• Objective:
Copy out all lines where "that" appears.

• Data extract:

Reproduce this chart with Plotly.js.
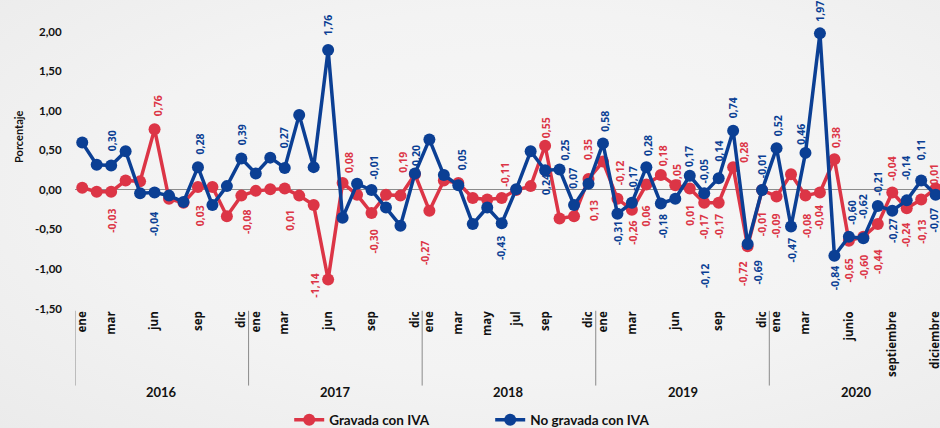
<!DOCTYPE html>
<html>
<head>
<meta charset="utf-8">
<script src="https://cdn.plot.ly/plotly-3.0.1.min.js"></script>
<style>
  html, body { margin:0; padding:0; }
  body { width:940px; height:428px; background: radial-gradient(ellipse at 55% 45%, #f7f7f7 0%, #f3f3f3 55%, #ebebeb 100%); }
  #chart { width:940px; height:428px; }
</style>
</head>
<body>
<div id="chart"></div>
<script>
// ---- data ----
var years = ['2016', '2017', '2018', '2019', '2020'];
var gravada = [
  0.02, -0.03, -0.03, 0.11, 0.10, 0.76, -0.12, -0.17, 0.03, 0.03, -0.34, -0.08,
  -0.02, 0.00, 0.01, -0.08, -0.20, -1.14, 0.08, -0.07, -0.30, -0.07, -0.08, 0.19,
  -0.27, 0.11, 0.08, -0.11, -0.13, -0.11, -0.01, 0.04, 0.55, -0.37, -0.34, 0.13,
  0.35, -0.12, -0.26, 0.06, 0.18, 0.05, 0.01, -0.17, -0.17, 0.28, -0.72, -0.01,
  -0.09, 0.19, -0.08, -0.04, 0.38, -0.65, -0.60, -0.44, -0.04, -0.24, -0.13, 0.01
];
var noGravada = [
  0.59, 0.31, 0.30, 0.48, -0.05, -0.04, -0.08, -0.16, 0.28, -0.20, 0.04, 0.39,
  0.20, 0.40, 0.27, 0.94, 0.28, 1.76, -0.36, 0.07, -0.01, -0.23, -0.46, 0.20,
  0.63, 0.18, 0.05, -0.44, -0.23, -0.43, 0.00, 0.48, 0.24, 0.25, -0.20, 0.07,
  0.58, -0.31, -0.17, 0.28, -0.18, -0.12, 0.17, -0.05, 0.14, 0.74, -0.69, -0.01,
  0.52, -0.47, 0.46, 1.97, -0.84, -0.60, -0.62, -0.21, -0.27, -0.14, 0.11, -0.07
];
var tickIdx = [0,2,5,8,11, 12,14,17,20,23, 24,26,28,30,32,35, 36,38,41,44,47, 48,50,53,56,59];
var tickTxt = ['ene','mar','jun','sep','dic', 'ene','mar','jun','sep','dic',
               'ene','mar','may','jul','sep','dic', 'ene','mar','jun','sep','dic',
               'ene','mar','junio','septiembre','diciembre'];
var yTicks = [2.0, 1.5, 1.0, 0.5, 0.0, -0.5, -1.0, -1.5];
var seriesNames = ['Gravada con IVA', 'No gravada con IVA'];

// label placement: [index, side (a=above, b=below), xshift, gap]
var redLabels = [
  [2,'b',0,15],[5,'a',3,11],[8,'b',2,16],[11,'b',5,12],[14,'b',5,19],[17,'b',-14,-8],
  [18,'a',7,8],[20,'b',2,15],[23,'a',-12,0],[24,'b',-5,28],[29,'a',3,9],[32,'a',1,5],
  [35,'b',5,19],[36,'a',-15,0],[37,'a',2,12],[38,'b',1,9],[39,'b',0,19],[40,'a',2,7],
  [41,'a',2,-2],[42,'b',0,14],[43,'b',0,10],[44,'b',0,10],[45,'a',10,2],[46,'b',-4,14],
  [47,'b',0,20],[48,'b',0,16],[50,'b',1,16],[51,'b',0,11],[52,'a',1,9],[53,'b',0,16],
  [54,'b',0,16],[55,'b',0,24],[56,'a',0,10],[57,'b',0,13],[58,'b',0,18],[59,'a',-2,2]
];
var blueLabels = [
  [2,'a',1,12],[5,'b',0,18],[8,'a',2,11],[11,'a',1,11],[14,'a',0,18],[17,'a',0,12],
  [20,'a',3,8],[23,'a',1,6],[26,'a',4,13],[29,'b',0,11],[32,'b',1,2],[33,'a',5,7],
  [35,'a',-15,-7],[36,'a',2,10],[37,'b',0,5],[38,'a',1,10],[39,'a',1,9],[40,'b',2,9],
  [41,'b',29,63],[42,'a',0,7],[43,'a',0,8],[44,'a',0,15],[45,'a',0,10],[46,'b',10,15],
  [47,'a',0,10],[48,'a',1,10],[49,'b',1,10],[50,'a',-4,6],[51,'a',0,10],[52,'b',0,8],
  [53,'a',3,10],[54,'a',0,18],[55,'a',0,8],[56,'b',0,6],[57,'a',0,18],[58,'a',0,18],[59,'b',-2,12]
];

// ---- styles ----
var RED = '#dc3546';
var BLUE = '#0b3f94';
var LABEL_FONT = 'Open Sans, sans-serif';
var ALT_FONT = 'Lato, Liberation Sans, sans-serif';

var xs = gravada.map(function(_, i){ return i; });

function fmt(v){
  return v.toFixed(2).replace('.', ',');
}

function makeLabels(spec, vals, color){
  return spec.map(function(s){
    var i = s[0], above = s[1] === 'a';
    return {
      x: i, y: vals[i], xref: 'x', yref: 'y',
      text: fmt(vals[i]), showarrow: false, textangle: -90,
      xanchor: 'center', yanchor: above ? 'bottom' : 'top',
      xshift: s[2], yshift: above ? s[3] : -s[3],
      font: {family: LABEL_FONT, size: 10.5, color: color, weight: 700}
    };
  });
}

var traces = [
  {x: xs, y: gravada, name: seriesNames[0], type: 'scatter', mode: 'lines+markers',
   line: {color: RED, width: 3.5}, marker: {color: RED, size: 12}, cliponaxis: false},
  {x: xs, y: noGravada, name: seriesNames[1], type: 'scatter', mode: 'lines+markers',
   line: {color: BLUE, width: 3.5}, marker: {color: BLUE, size: 12}, cliponaxis: false}
];

var annotations = [].concat(makeLabels(redLabels, gravada, RED), makeLabels(blueLabels, noGravada, BLUE));

// y tick labels (right aligned, ~12px left of plot area)
yTicks.forEach(function(v){
  annotations.push({x: 0, y: v, xref: 'paper', yref: 'y', text: fmt(v), showarrow: false,
    xanchor: 'right', yanchor: 'middle', xshift: -11,
    font: {family: ALT_FONT, size: 11.5, color: '#111', weight: 700}});
});

var shapes = [];
years.forEach(function(yr, k){
  shapes.push({type: 'line', xref: 'x', yref: 'paper', x0: k*12 - 0.5, x1: k*12 - 0.5,
               y0: -0.01, y1: -0.28, line: {color: '#8a8a8a', width: 1}});
  annotations.push({x: k*12 + 5.5, y: -0.303, xref: 'x', yref: 'paper', text: yr,
    showarrow: false, xanchor: 'center', yanchor: 'middle',
    font: {family: ALT_FONT, size: 13, color: '#111', weight: 700}});
});
annotations.push({x: -0.066, y: 0.66, xref: 'paper', yref: 'y', text: 'Porcentaje',
  showarrow: false, textangle: -90, xanchor: 'center', yanchor: 'middle',
  font: {family: ALT_FONT, size: 11, color: '#111', weight: 700}});

var layout = {
  width: 940, height: 428,
  margin: {l: 75, r: 0, t: 31, b: 120, autoexpand: false},
  paper_bgcolor: 'rgba(0,0,0,0)', plot_bgcolor: 'rgba(0,0,0,0)',
  separators: ',.',
  showlegend: true,
  legend: {orientation: 'h', x: 0.48, xanchor: 'center', y: -0.404, yanchor: 'middle',
           font: {family: ALT_FONT, size: 13.5, color: '#111', weight: 700},
           bgcolor: 'rgba(0,0,0,0)', entrywidth: 156},
  xaxis: {range: [-0.5, 59.3], showgrid: false, zeroline: false, showline: false,
          tickmode: 'array', tickvals: tickIdx, ticktext: tickTxt, tickangle: -90,
          ticks: '', ticklabeloverflow: 'allow',
          tickfont: {family: LABEL_FONT, size: 11.5, color: '#111', weight: 700}},
  yaxis: {range: [-1.5, 2.0], showgrid: false, showticklabels: false, ticks: '',
          zeroline: true, zerolinecolor: '#8c8c8c', zerolinewidth: 1.5, showline: false},
  annotations: annotations,
  shapes: shapes
};

Plotly.newPlot('chart', traces, layout, {displayModeBar: false, staticPlot: true});
</script>
</body>
</html>
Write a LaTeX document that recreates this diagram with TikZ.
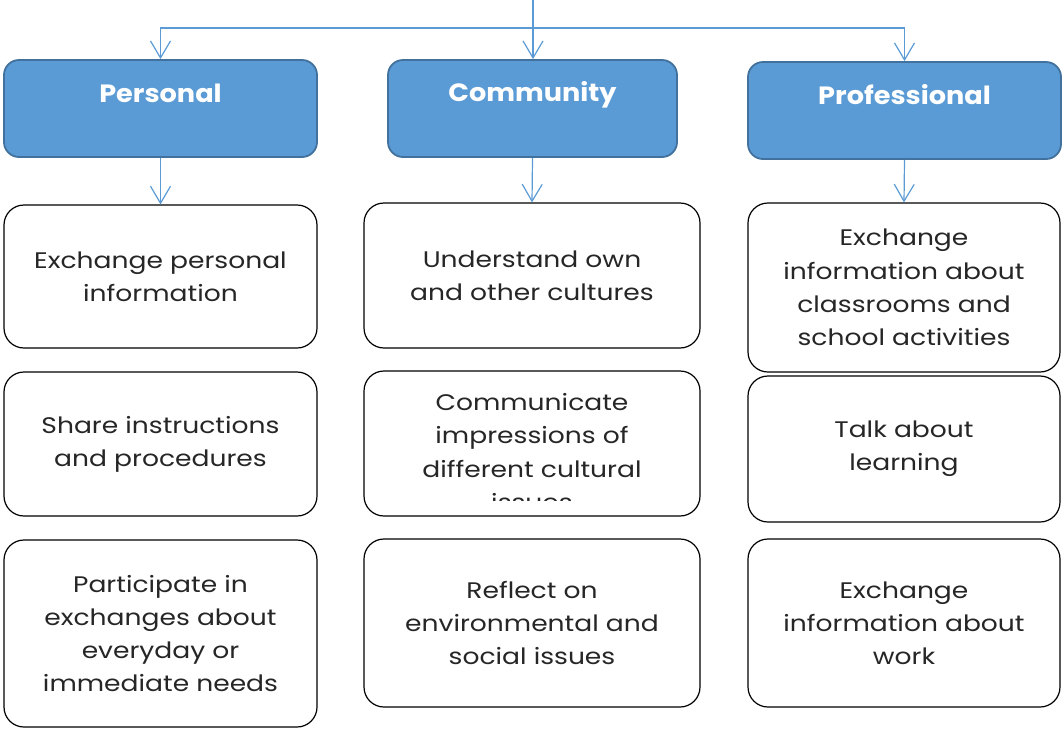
\documentclass[tikz,border=0pt]{standalone}
\usepackage{fontspec}
\setmainfont{Poppins}
\newfontfamily\bodyfont[FakeStretch=1.18]{Poppins}
\newfontfamily\hdrfont[FakeStretch=1.085]{Poppins}
\usetikzlibrary{arrows.meta}
\definecolor{hdrfill}{HTML}{5B9BD5}
\definecolor{hdrline}{HTML}{41719C}
\definecolor{connc}{HTML}{5B9BD5}
\definecolor{txtc}{HTML}{262626}
\tikzset{
  hdr/.style={draw=hdrline, fill=hdrfill, line width=1.8pt, rounded corners=15pt, inner sep=0pt},
  hdrtxt/.style={text=white, font=\hdrfont\fontsize{25}{28}\selectfont\bfseries, inner sep=0pt, anchor=base},
  cbox/.style={draw=black, line width=1.2pt, rounded corners=20pt, fill=white, inner sep=0pt,
    align=center, text=txtc, font=\bodyfont\fontsize{22.5}{33.2}\selectfont},
  ctxt/.style={align=center, text=txtc, font=\bodyfont\fontsize{22.5}{33.2}\selectfont, inner sep=0pt},
  conn/.style={draw=connc, line width=1.2pt},
  arr/.style={conn, -{Straight Barb[length=17pt,width=20pt,line width=1.2pt]}}
}
\begin{document}
\begin{tikzpicture}[x=1pt,y=-1pt]
\useasboundingbox (0,0) rectangle (1062,729);
% headers
\node[hdr, minimum width=313pt, minimum height=97pt] (P) at (160.5,108.5) {};
\node[hdr, minimum width=289pt, minimum height=97pt] (C) at (532.5,108.5) {};
\node[hdr, minimum width=313pt, minimum height=97pt] (R) at (904.5,110.5) {};
\node[hdrtxt] (Pt) at (160.5,102.5) {Personal};
\node[hdrtxt] (Ct) at (532.5,101.5) {Community};
\node[hdrtxt] (Rt) at (904.5,104) {Professional};
% column 1
\node[cbox, minimum width=313pt, minimum height=143pt] (p1) at (160.5,276.5) {Exchange personal\\information};
\node[cbox, minimum width=313pt, minimum height=144pt] (p2) at (160.5,444) {Share instructions\\and procedures};
\node[cbox, minimum width=313pt, minimum height=187pt] (p3) at (160.5,633.5) {Participate in\\exchanges about\\everyday or\\immediate needs};
% column 2
\node[cbox, minimum width=336pt, minimum height=145pt] (c1) at (532,275.5) {Understand own\\and other cultures};
\node[cbox, minimum width=336pt, minimum height=145pt] (c2) at (532,443.5) {};
\begin{scope}
  \clip (370,380) rectangle (694,500.5);
  \node[ctxt] (c2t) at (532,452) {Communicate\\impressions of\\different cultural\\issues};
\end{scope}
\node[cbox, minimum width=336pt, minimum height=168pt] (c3) at (532,623) {Reflect on\\environmental and\\social issues};
% column 3
\node[cbox, minimum width=312pt, minimum height=169pt] (r1) at (904,287.5) {Exchange\\information about\\classrooms and\\school activities};
\node[cbox, minimum width=312pt, minimum height=146pt] (r2) at (904,449) {Talk about\\learning};
\node[cbox, minimum width=312pt, minimum height=168pt] (r3) at (904,623) {Exchange\\information about\\work};
% connectors
\coordinate (top) at (533,0);
\coordinate (hub) at (533,28);
\draw[conn] (top) -- (hub);
\draw[arr] (hub) -| (P.north);
\draw[arr] (hub) -- (C.north -| hub);
\draw[arr] (hub) -| (R.north);
\draw[arr] (P.south) -- (p1.north);
\draw[arr] (C.south) -- (c1.north);
\draw[arr] (R.south) -- (r1.north);
\end{tikzpicture}
\end{document}
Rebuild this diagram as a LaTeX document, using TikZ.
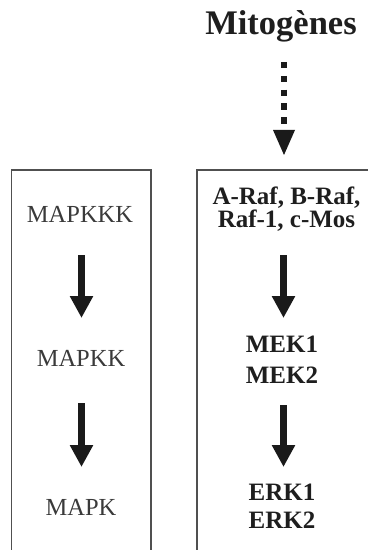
\documentclass[tikz,border=0pt]{standalone}
\usepackage{fontspec}
\setmainfont{Liberation Serif}
\usetikzlibrary{arrows.meta}
\definecolor{boxline}{HTML}{505050}
\definecolor{lefttext}{HTML}{3A3A3A}
\definecolor{righttext}{HTML}{1E1E1E}
\definecolor{arrowcol}{HTML}{1A1A1A}
\tikzset{
  lbl/.style={anchor=base,inner sep=0pt,text=lefttext,font=\fontsize{24.5bp}{26bp}\selectfont},
  rbl/.style={anchor=base,inner sep=0pt,text=righttext,font=\fontsize{25bp}{27bp}\selectfont\bfseries},
  ttl/.style={anchor=base,inner sep=0pt,text=righttext,font=\fontsize{34.5bp}{36bp}\selectfont\bfseries},
  boxedge/.style={draw=boxline,line width=1.3bp},
  bigarrow/.style={draw=arrowcol,line width=6.5bp,-{Triangle[width=22bp,length=22bp]},shorten >=0pt},
  dotarrow/.style={draw=arrowcol,line width=6.5bp,dash pattern=on 6.5bp off 7.3bp},
  headonly/.style={draw=none,fill=arrowcol}
}
\begin{document}
\begin{tikzpicture}[x=1bp,y=-1bp]
\useasboundingbox (0,0) rectangle (368,550);
% boxes (open at bottom)
\draw[boxedge] (11.5,550) -- (11.5,170) -- (151,170) -- (151,550);
\draw[boxedge] (197,550) -- (197,170) -- (368,170);
% title
\node[ttl] (mito) at (281,35) {Mitogènes};
% dotted arrow
\coordinate (d0) at (284,62);
\coordinate (d1) at (284,124);
\coordinate (h1) at (284,155);
\draw[dotarrow] (d0) -- (d1);
\fill[headonly] (273,130) -- (295,130) -- (h1) -- cycle;
% left column
\node[lbl] (mkkk) at (80,222) {MAPKKK};
\node[lbl] (mkk) at (81,366) {MAPKK};
\node[lbl] (mk) at (81,515) {MAPK};
\coordinate (la0) at (81.5,255);
\coordinate (la1) at (81.5,318);
\coordinate (lb0) at (81.5,403);
\coordinate (lb1) at (81.5,467);
\draw[bigarrow] (la0) -- (la1);
\draw[bigarrow] (lb0) -- (lb1);
% right column
\node[rbl,align=center,font=\fontsize{25bp}{22.5bp}\selectfont\bfseries] (raf) at (286.5,227) {A-Raf, B-Raf,\\Raf-1, c-Mos};
\node[rbl] (mek1) at (282,352) {MEK1};
\node[rbl] (mek2) at (282,383) {MEK2};
\node[rbl] (erk1) at (282,500) {ERK1};
\node[rbl] (erk2) at (282,528) {ERK2};
\coordinate (ra0) at (283.5,255);
\coordinate (ra1) at (283.5,318);
\coordinate (rb0) at (283.5,405);
\coordinate (rb1) at (283.5,467);
\draw[bigarrow] (ra0) -- (ra1);
\draw[bigarrow] (rb0) -- (rb1);
\end{tikzpicture}
\end{document}
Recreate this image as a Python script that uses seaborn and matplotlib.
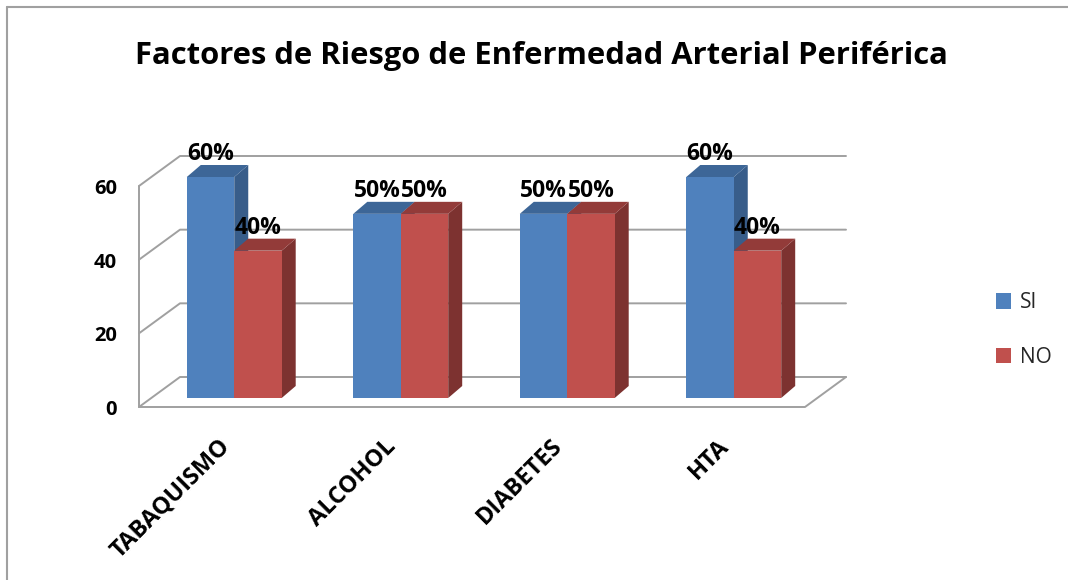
import pandas as pd
import matplotlib.pyplot as plt
import seaborn as sns
from matplotlib.patches import Polygon, Patch
from matplotlib.lines import Line2D
from matplotlib.transforms import offset_copy

# ================== datos ==================
categorias = ["TABAQUISMO", "ALCOHOL", "DIABETES", "HTA"]
valores_si = [60, 50, 50, 60]
valores_no = [40, 50, 50, 40]
series = ["SI", "NO"]
ticks_y = [0, 20, 40, 60]
titulo = "Factores de Riesgo de Enfermedad Arterial Periférica"
# ===========================================

W, H, DPI = 1068, 580, 100
colores = {"SI": "#4F81BD", "NO": "#C0504D"}
lados = {"SI": "#385D8A", "NO": "#7D3230"}
techos = {"SI": "#3D6697", "NO": "#933B39"}

df = pd.DataFrame({
    "Categoria": categorias * 2,
    "Serie": ["SI"] * len(categorias) + ["NO"] * len(categorias),
    "Valor": valores_si + valores_no,
})

sns.set_theme(style="white")
plt.rcParams['font.family'] = ['Open Sans', 'DejaVu Sans']

fig = plt.figure(figsize=(W / DPI, H / DPI), dpi=DPI)
# plano de las barras en pixeles: x 151..817, y 398 (0) .. 177 (60)
ax = fig.add_axes([151 / W, (H - 398) / H, 666 / W, 221 / H])

sns.barplot(data=df, x="Categoria", y="Valor", hue="Serie", hue_order=series,
            palette=colores, saturation=1, width=0.57, order=categorias,
            legend=False, ax=ax, zorder=3)
ax.set_xlim(-0.5, 3.5)
ax.set_ylim(0, 60)
ax.axis("off")

# conversion pixel -> datos
ux = 4 / 666
uy = 60 / 221
# profundidad de las barras (derecha y arriba)
bdx, bdy = 14 * ux, 12 * uy
# planos frontal y posterior de la cuadricula
fdx, fdy = -12 * ux, -9 * uy
kdx, kdy = 29 * ux, 21 * uy

for k, (serie, cont) in enumerate(zip(series, ax.containers)):
    for bar in cont:
        x0 = bar.get_x()
        x1 = x0 + bar.get_width()
        h = bar.get_height()
        bar.set_edgecolor("none")
        bar.set_zorder(3 + k)
        lado = Polygon([(x1, 0), (x1 + bdx, bdy), (x1 + bdx, h + bdy), (x1, h)],
                       closed=True, fc=lados[serie], ec="none", zorder=2.9 + k, clip_on=False)
        techo = Polygon([(x0, h), (x0 + bdx, h + bdy), (x1 + bdx, h + bdy), (x1, h)],
                        closed=True, fc=techos[serie], ec="none", zorder=2.9 + k, clip_on=False)
        ax.add_patch(lado)
        ax.add_patch(techo)
        # etiqueta de datos
        ax.text(x0 + (x1 - x0) / 2, h, f"{int(h)}%", ha="center", va="bottom",
                fontsize=16.5, fontweight="bold", color="black", zorder=10,
                transform=offset_copy(ax.transData, fig=fig, x=0, y=11, units="dots"))

# cuadricula en perspectiva
gris = "#A0A0A0"
xl, xr = -0.5, 3.5
for t in ticks_y:
    ax.plot([xl + fdx, xl + kdx, xr + kdx], [t + fdy, t + kdy, t + kdy],
            color=gris, lw=1.4, zorder=1, clip_on=False)
# suelo y pared izquierda
ax.plot([xr + kdx, xr + fdx, xl + fdx], [kdy, fdy, fdy], color=gris, lw=1.4, zorder=1, clip_on=False)
ax.plot([xl + fdx, xl + fdx], [fdy, 60 + fdy], color=gris, lw=1.4, zorder=1, clip_on=False)

# etiquetas eje y
for t in ticks_y:
    ax.text(xl + fdx, t + fdy, str(t), ha="right", va="center", fontsize=14.5,
            fontweight="bold", color="black",
            transform=offset_copy(ax.transData, fig=fig, x=-22, y=-3, units="dots"))

# etiquetas eje x (rotadas)
for i, cat in enumerate(categorias):
    ax.text(i + fdx, fdy, cat, ha="right", va="center", rotation=45,
            rotation_mode="anchor", fontsize=17, fontweight="bold", color="black",
            transform=offset_copy(ax.transData, fig=fig, x=4, y=-36, units="dots"))

# titulo
fig.text(541 / W, 1 - 56 / H, titulo, ha="center", va="center",
         fontsize=22.3, fontweight="bold", color="black")

# leyenda
handles = [Patch(facecolor=colores[s], edgecolor="none", label=s) for s in series]
fig.legend(handles=handles, loc="center left", bbox_to_anchor=(977 / W, 1 - 330 / H),
           frameon=False, fontsize=15, handlelength=0.75, handleheight=0.75,
           handletextpad=0.4, labelspacing=1.6)

# marco exterior
fig.add_artist(Line2D([7 / W, 7 / W], [0, 1 - 7 / H], color=gris, lw=1.5))
fig.add_artist(Line2D([7 / W, 1], [1 - 7 / H, 1 - 7 / H], color=gris, lw=1.5))

plt.savefig("out.png", dpi=DPI)
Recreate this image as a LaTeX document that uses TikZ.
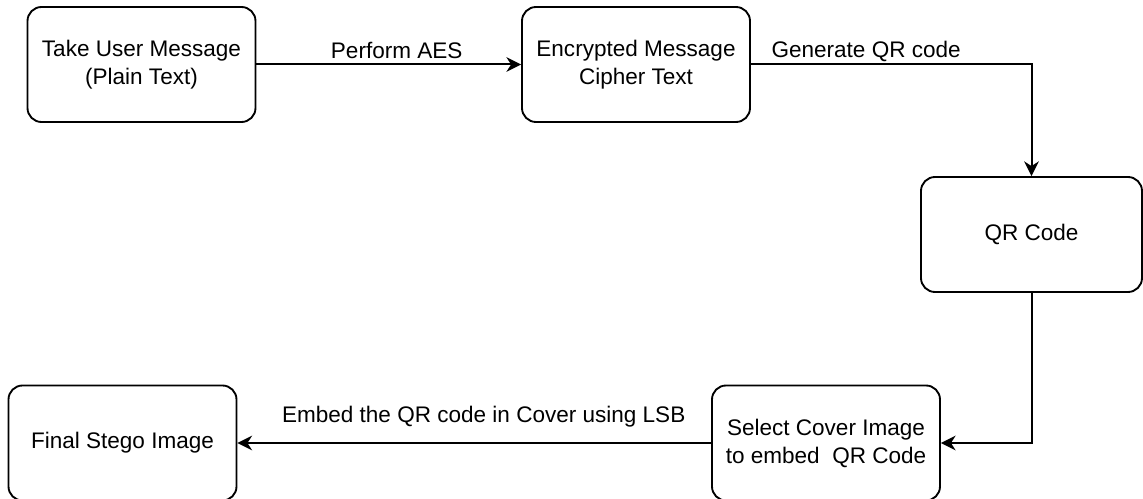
\documentclass[tikz,border=0pt]{standalone}
\usepackage{fontspec}
\setmainfont{Liberation Sans}
\usetikzlibrary{arrows.meta}
\begin{document}
\begin{tikzpicture}[x=0.75pt,y=-0.75pt,
  stepbox/.style={draw=black, line width=1.4pt, rounded corners=10.5pt,
    minimum width=171pt, minimum height=86.25pt, inner sep=0pt,
    align=center, font=\fontsize{16.9}{21}\selectfont, text=black},
  flow/.style={draw=black, line width=1.5pt,
    -{Stealth[length=11pt,width=11pt,inset=3.5pt]}},
  edgelabel/.style={font=\fontsize{16.9}{21}\selectfont, text=black, inner sep=0pt}]
\useasboundingbox (0,0) rectangle (1143,499);

% process steps
\node[stepbox] (take)   at (141.5,64.5) {Take User Message\\(Plain Text)};
\node[stepbox] (enc)    at (636,64.5)   {Encrypted Message\\Cipher Text};
\node[stepbox, minimum width=165.75pt] (qr) at (1031.5,234.5) {QR Code};
\node[stepbox] (select) at (826,443)    {Select Cover Image\\to embed\ \ QR Code};
\node[stepbox] (final)  at (122.5,443)  {Final Stego Image};

% connectors
\draw[flow] (take.east) -- node[edgelabel, anchor=base, pos=0.53, yshift=4.5pt] {Perform AES} (enc.west);
\draw[flow] (enc.east) -| node[edgelabel, anchor=base west, pos=0.035, yshift=5.25pt] {Generate QR code} (qr.north);
\draw[flow] (qr.south) |- (select.east);
\draw[flow] (select.west) -- node[edgelabel, anchor=base, pos=0.48, yshift=15.75pt] {Embed the QR code in Cover using LSB} (final.east);
\end{tikzpicture}
\end{document}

• Finished answer:
Write a LaTeX document that recreates this diagram with TikZ.
Recreate this image as a Python script that uses seaborn and matplotlib.
Recreate this image as a LaTeX document that uses TikZ.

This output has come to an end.